= Jama-Coaque Ecological Reserve =

Protected area of Pacific Equatorial Forest in coastal Ecuador

The Jama-Coaque Ecological Reserve (Reserva Ecológica Jama-Coaque) is a 2100 acre protected area of Pacific Equatorial Forest in coastal Ecuador. It is one of the last significant remnants of tropical moist forest and premontane cloud forest in the region between the Andes Mountains and the Pacific Ocean in Ecuador. It is estimated that only 2% of the native forest still remains in coastal Ecuador. The Jama-Coaque Ecological Reserve is owned and managed by Third Millennium Alliance (TMA), a non-profit conservation foundation.
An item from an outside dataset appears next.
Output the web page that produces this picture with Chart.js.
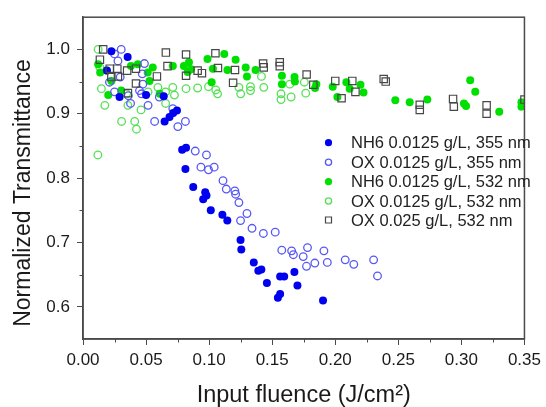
<!DOCTYPE html>
<html>
<head>
<meta charset="utf-8">
<script src="https://cdn.jsdelivr.net/npm/chart.js@4"></script>
<style>
  html, body { margin: 0; padding: 0; background: #fff; }
  #wrap { width: 546px; height: 407px; }
</style>
</head>
<body>
<div id="wrap"><canvas id="chart" width="546" height="407"></canvas></div>
<script>
// Data: [fluence J/cm2, normalized transmittance]
const nh6_355 = [
    [0.0225, 0.997], [0.0354, 0.988], [0.019, 0.967], [0.029, 0.926], [0.050, 0.929],
    [0.064, 0.927], [0.0647, 0.888], [0.0686, 0.895], [0.0715, 0.901], [0.0745, 0.905],
    [0.0786, 0.844], [0.0817, 0.847], [0.0812, 0.814], [0.0874, 0.786], [0.0953, 0.767],
    [0.0969, 0.778], [0.0979, 0.773], [0.1013, 0.750], [0.1105, 0.743], [0.1144, 0.734],
    [0.1249, 0.704], [0.1255, 0.689], [0.1354, 0.669], [0.139, 0.656], [0.1414, 0.658],
    [0.1458, 0.637], [0.1563, 0.647], [0.1595, 0.647], [0.1676, 0.654], [0.170, 0.633],
    [0.1545, 0.614], [0.1563, 0.620], [0.1903, 0.610]
];
const ox_355 = [
    [0.0303, 1.000], [0.025, 0.993], [0.0277, 0.982], [0.0295, 0.957], [0.021, 0.949],
    [0.025, 0.934], [0.0377, 0.916], [0.0487, 0.978], [0.047, 0.962], [0.0474, 0.946],
    [0.0448, 0.936], [0.0464, 0.931], [0.0359, 0.928], [0.0516, 0.913], [0.0568, 0.888],
    [0.0605, 0.926], [0.0712, 0.908], [0.0752, 0.880], [0.0812, 0.888], [0.089, 0.842],
    [0.0979, 0.836], [0.0935, 0.817], [0.0995, 0.813], [0.104, 0.817], [0.111, 0.796],
    [0.1136, 0.783], [0.1204, 0.780], [0.121, 0.775], [0.1236, 0.762], [0.130, 0.745],
    [0.1249, 0.734], [0.134, 0.722], [0.143, 0.714], [0.1524, 0.716], [0.1576, 0.688],
    [0.1654, 0.687], [0.1668, 0.681], [0.178, 0.692], [0.1746, 0.678], [0.1772, 0.663],
    [0.1838, 0.668], [0.191, 0.687], [0.1937, 0.669], [0.2079, 0.673], [0.2147, 0.666],
    [0.2304, 0.673], [0.2335, 0.648]
];
const nh6_532 = [
    [0.012, 0.977], [0.0136, 0.964], [0.0186, 0.967], [0.0225, 0.951], [0.020, 0.929],
    [0.0303, 0.936], [0.038, 0.974], [0.0435, 0.977], [0.0513, 0.964], [0.0527, 0.951],
    [0.0553, 0.972], [0.0608, 0.931], [0.0712, 0.974], [0.080, 0.974], [0.084, 0.980],
    [0.0857, 0.969], [0.083, 0.965], [0.0987, 0.985], [0.102, 0.949], [0.103, 0.970],
    [0.112, 0.993], [0.1145, 0.968], [0.121, 0.984], [0.129, 0.972], [0.130, 0.958],
    [0.1368, 0.968], [0.1577, 0.959], [0.1577, 0.946], [0.1677, 0.957], [0.168, 0.950],
    [0.185, 0.946], [0.184, 0.940], [0.198, 0.942], [0.2017, 0.926], [0.2088, 0.949],
    [0.2114, 0.939], [0.220, 0.945], [0.2224, 0.933], [0.2476, 0.921], [0.259, 0.918],
    [0.273, 0.922], [0.302, 0.916], [0.3037, 0.912], [0.307, 0.952], [0.311, 0.934],
    [0.330, 0.903], [0.3476, 0.918], [0.3476, 0.911]
];
const ox_532 = [
    [0.012, 1.000], [0.0134, 0.972], [0.0146, 0.939], [0.0173, 0.913], [0.0118, 0.836],
    [0.0346, 0.931], [0.0356, 0.913], [0.046, 0.906], [0.0306, 0.888], [0.041, 0.888],
    [0.0424, 0.876], [0.0516, 0.934], [0.0594, 0.941], [0.0655, 0.934], [0.0655, 0.916],
    [0.0712, 0.941], [0.0725, 0.929], [0.0817, 0.939], [0.0909, 0.940], [0.0995, 0.942],
    [0.1053, 0.937], [0.1067, 0.931], [0.1236, 0.941], [0.125, 0.931], [0.1328, 0.942],
    [0.1328, 0.936], [0.1415, 0.958], [0.1433, 0.941], [0.157, 0.931], [0.157, 0.922],
    [0.165, 0.926], [0.164, 0.946], [0.1766, 0.932], [0.1755, 0.949]
];
const ox025_532 = [
    [0.016, 1.000], [0.0134, 0.984], [0.0212, 0.970], [0.0272, 0.970], [0.0225, 0.957],
    [0.0277, 0.958], [0.035, 0.967], [0.042, 0.970], [0.042, 0.947], [0.0356, 0.932],
    [0.0586, 0.958], [0.0657, 0.995], [0.067, 0.974], [0.0817, 0.992], [0.0817, 0.959],
    [0.0909, 0.967], [0.0943, 0.963], [0.105, 0.994], [0.107, 0.971], [0.1205, 0.968],
    [0.119, 0.948], [0.1428, 0.978], [0.1433, 0.972], [0.156, 0.980], [0.156, 0.974],
    [0.1773, 0.961], [0.1826, 0.945], [0.200, 0.951], [0.205, 0.924], [0.2135, 0.951],
    [0.216, 0.934], [0.2384, 0.954], [0.240, 0.950], [0.267, 0.914], [0.267, 0.906],
    [0.2934, 0.923], [0.294, 0.911], [0.320, 0.913], [0.320, 0.900], [0.350, 0.922]
];

const seriesLabels = [
    'NH6 0.0125 g/L, 355 nm',
    'OX 0.0125 g/L, 355 nm',
    'NH6 0.0125 g/L, 532 nm',
    'OX 0.0125 g/L, 532 nm',
    'OX 0.025 g/L, 532 nm'
];
const xTicks = [0, 0.05, 0.10, 0.15, 0.20, 0.25, 0.30, 0.35];
const yTicks = [0.6, 0.7, 0.8, 0.9, 1.0];
const xMinorTicks = [0.025, 0.075, 0.125, 0.175, 0.225, 0.275, 0.325];
const yMinorTicks = [0.65, 0.75, 0.85, 0.95];
const yTitle = 'Normalized Transmittance';
const xTitle = 'Input fluence (J/cm²)';

const FONT = "'Liberation Sans', Arial, sans-serif";
const AXIS = '#4a4a4a';
const TEXT = '#1a1a1a';

function toPoints(arr) {
    return arr.map(p => ({ x: p[0], y: p[1] }));
}

// Frame, minor ticks, y title (sits lower than centre) and the in-plot legend
const decorPlugin = {
    id: 'decor',
    afterDatasetsDraw(chart) {
        const ctx = chart.ctx;
        const area = chart.chartArea;
        const xs = chart.scales.x;
        const ys = chart.scales.y;
        ctx.save();
        ctx.strokeStyle = AXIS;
        ctx.lineWidth = 1.5;
        ctx.strokeRect(area.left, area.top, area.right - area.left, area.bottom - area.top);

        ctx.lineWidth = 1;
        ctx.beginPath();
        xMinorTicks.forEach(v => {
            const px = Math.round(xs.getPixelForValue(v)) + 0.5;
            ctx.moveTo(px, area.bottom);
            ctx.lineTo(px, area.bottom + 3.5);
        });
        yMinorTicks.forEach(v => {
            const py = Math.round(ys.getPixelForValue(v)) + 0.5;
            ctx.moveTo(area.left, py);
            ctx.lineTo(area.left - 3.5, py);
        });
        ctx.stroke();

        // y axis title
        ctx.save();
        ctx.translate(24, 193);
        ctx.rotate(-Math.PI / 2);
        ctx.font = '23px ' + FONT;
        ctx.fillStyle = TEXT;
        ctx.textAlign = 'center';
        ctx.textBaseline = 'middle';
        ctx.fillText(yTitle, 0, 0);
        ctx.restore();

        // legend
        const rows = [142.7, 162.3, 181.7, 201, 220];
        const mx = 328.5;
        const tx = 351;
        ctx.font = '16.5px ' + FONT;
        ctx.textBaseline = 'middle';
        ctx.fillStyle = '#222';
        chart.data.datasets.slice().sort((a, b) => a.legendIndex - b.legendIndex).forEach((ds, i) => {
            const y = rows[i];
            ctx.save();
            ctx.lineWidth = ds.borderWidth;
            ctx.strokeStyle = ds.borderColor;
            ctx.fillStyle = ds.backgroundColor;
            ctx.beginPath();
            if (ds.pointStyle === 'rect') {
                ctx.rect(mx - 3, y - 3, 6, 6);
            } else {
                ctx.arc(mx, y, ds.filled ? 3.6 : 3.1, 0, Math.PI * 2);
            }
            ctx.fill();
            if (!ds.filled) ctx.stroke();
            ctx.restore();
            ctx.fillText(ds.label, tx, y + 1);
        });
        ctx.restore();
    }
};

function initializeChart() {
    const ctx = document.getElementById('chart').getContext('2d');
    new Chart(ctx, {
        type: 'scatter',
        data: {
            datasets: [
                {
                    label: seriesLabels[4], legendIndex: 4, data: toPoints(ox025_532),
                    pointStyle: 'rect', pointRadius: 5.2, borderWidth: 1.2,
                    borderColor: '#474747', backgroundColor: 'rgba(255,255,255,0)', filled: false
                },
                {
                    label: seriesLabels[0], legendIndex: 0, data: toPoints(nh6_355),
                    pointStyle: 'circle', pointRadius: 4, borderWidth: 0,
                    borderColor: '#0000f0', backgroundColor: '#0000f0', filled: true
                },
                {
                    label: seriesLabels[1], legendIndex: 1, data: toPoints(ox_355),
                    pointStyle: 'circle', pointRadius: 3.8, borderWidth: 1.3,
                    borderColor: '#5858f5', backgroundColor: 'rgba(255,255,255,0)', filled: false
                },
                {
                    label: seriesLabels[2], legendIndex: 2, data: toPoints(nh6_532),
                    pointStyle: 'circle', pointRadius: 4, borderWidth: 0,
                    borderColor: '#00e000', backgroundColor: '#00e000', filled: true
                },
                {
                    label: seriesLabels[3], legendIndex: 3, data: toPoints(ox_532),
                    pointStyle: 'circle', pointRadius: 3.8, borderWidth: 1.3,
                    borderColor: '#55e055', backgroundColor: 'rgba(255,255,255,0)', filled: false
                }
            ]
        },
        options: {
            responsive: false,
            animation: false,
            layout: { padding: { top: 13, right: 18, left: 0, bottom: 0 } },
            plugins: {
                legend: { display: false },
                tooltip: { enabled: false }
            },
            scales: {
                x: {
                    type: 'linear',
                    min: 0,
                    max: 0.35,
                    afterBuildTicks(scale) { scale.ticks = xTicks.map(v => ({ value: v })); },
                    afterFit(scale) { scale.height = 68; },
                    border: { display: true, color: AXIS, width: 1.5 },
                    grid: { drawOnChartArea: false, tickLength: 6, color: AXIS, tickWidth: 1 },
                    ticks: {
                        padding: 5,
                        color: TEXT,
                        font: { family: FONT, size: 17 },
                        callback: v => v.toFixed(2)
                    },
                    title: {
                        display: true,
                        text: xTitle,
                        color: TEXT,
                        font: { family: FONT, size: 23.5, lineHeight: 1 },
                        padding: { top: 0, bottom: 0 }
                    }
                },
                y: {
                    type: 'linear',
                    min: 0.55,
                    max: 1.05,
                    afterBuildTicks(scale) { scale.ticks = yTicks.map(v => ({ value: v })); },
                    afterFit(scale) { scale.width = 83; },
                    border: { display: true, color: AXIS, width: 1.5 },
                    grid: { drawOnChartArea: false, tickLength: 6, color: AXIS, tickWidth: 1 },
                    ticks: {
                        padding: 7,
                        color: TEXT,
                        font: { family: FONT, size: 17 },
                        callback: v => v.toFixed(1)
                    },
                    title: { display: false }
                }
            }
        },
        plugins: [decorPlugin]
    });
}

initializeChart();
</script>
</body>
</html>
It is part of the Tumbes-Chocó-Magdalena biodiversity hotspot as designated by Conservation International.

== Location ==
The Jama-Coaque Ecological Reserve is located along the Jama-Coaque Coastal Mountain Range in northwestern Ecuador, in the heart of the Pacific Equatorial Forest. It is 19 km south of the equator and 7 km inland from the Pacific Ocean in the Upper Camarones River Basin. It is 3 km inland from the small agricultural community of Camarones and approximately equidistant from the mid-sized coastal towns of Jama and Pedernales in the province of Manabí. The Bamboo House Research Station is located within the reserve.

== History ==
The Jama-Coaque Ecological Reserve was established by Third Millennium Alliance in 2007, initially as a 95 acre private reserve along the peaks of the coastal mountain range. From 2008 to 2011, the reserve expanded to 586 acre through 5 subsequent land purchases, and presently covers 57% of the Upper Camarones River Basin. The reserve takes its name from the ancient kingdom that thrived in the region from 355 B.C. to 1532 A.D.

== Ecology ==
The Jama-Coaque Ecological Reserve climbs from 846 ft elevation, along the Camarones River, to a maximum elevation of 2290 ft elevation at the peak of Cerro Sagrado mountain. The lowland part of the reserve is characterized by tropical moist evergreen forest and transition to tropical rainforest. Starting at approximately 1,900 ft of elevation, the forest rapidly transitions to premontane cloud forest, owing to the nearly constant fog layer along the crests of the coastal mountain range. The Jama-Coaque Ecological Reserve protects the headwaters of the Camarones River and three tributaries.

== Climate ==
The Jama-Coaque Ecological Reserve is subject to a tropical monsoon climate. Although it receives abundant rainfall like that of the tropical rain forest climate, rainfall is concentrated in the high-sun season, which is late December through May. The reserve is located onshore from the changeover between the Humboldt and El Niño ocean currents, which place it at the transition zone between some of the wettest forests in the world (the Chocó rainforests in Colombia) and the driest desert in the world (the Atacama in Peru and Chile). Starting in late December, a change in atmospheric pressure shifts ocean currents so that warm waters from the El Niño current come closer to shore and displace the cold waters of the Humboldt current. The result is warmer air temperatures and heavy rainfall that used to last through August, but now usually only lasts into May. The dry season, which now begins in June or July and can last into mid January, is characterized by cooler temperatures and more overcast skies. The Bamboo House research station in the Jama-Coaque Ecological Reserve records an average daily temperature range of 24–31 C in the rainy season and 19–28 C in the dry season. Annual rainfall in the lowland moist forests of the Jama-Coaque Ecological Reserve averages 1000–1500 mm. The total annual water intake of the cloud forest is estimated to exceed 2000 mm, owing to fog drip, a process in which moisture from the clouds the hover along the peaks of the mountains is stripped by the surfaces of vegetation and condenses into water that drips to the forest floor.

==Wildlife==
The Jama-Coaque Ecological Reserve serves as habitat and key migratory channel for six endangered species of felines (jaguar, puma, ocelot, oncilla, margay, and jaguarundi) and two endangered species of primates (mantled howler monkey and white-fronted capuchin monkey). Other endangered mammals include the tayra, the three-toed sloth, the western agouti, and the spotted paca. In 2009, herpetologist Paul S. Hamilton discovered two new species of frog in the cloud forest of the Jama-Coaque Ecological Reserve.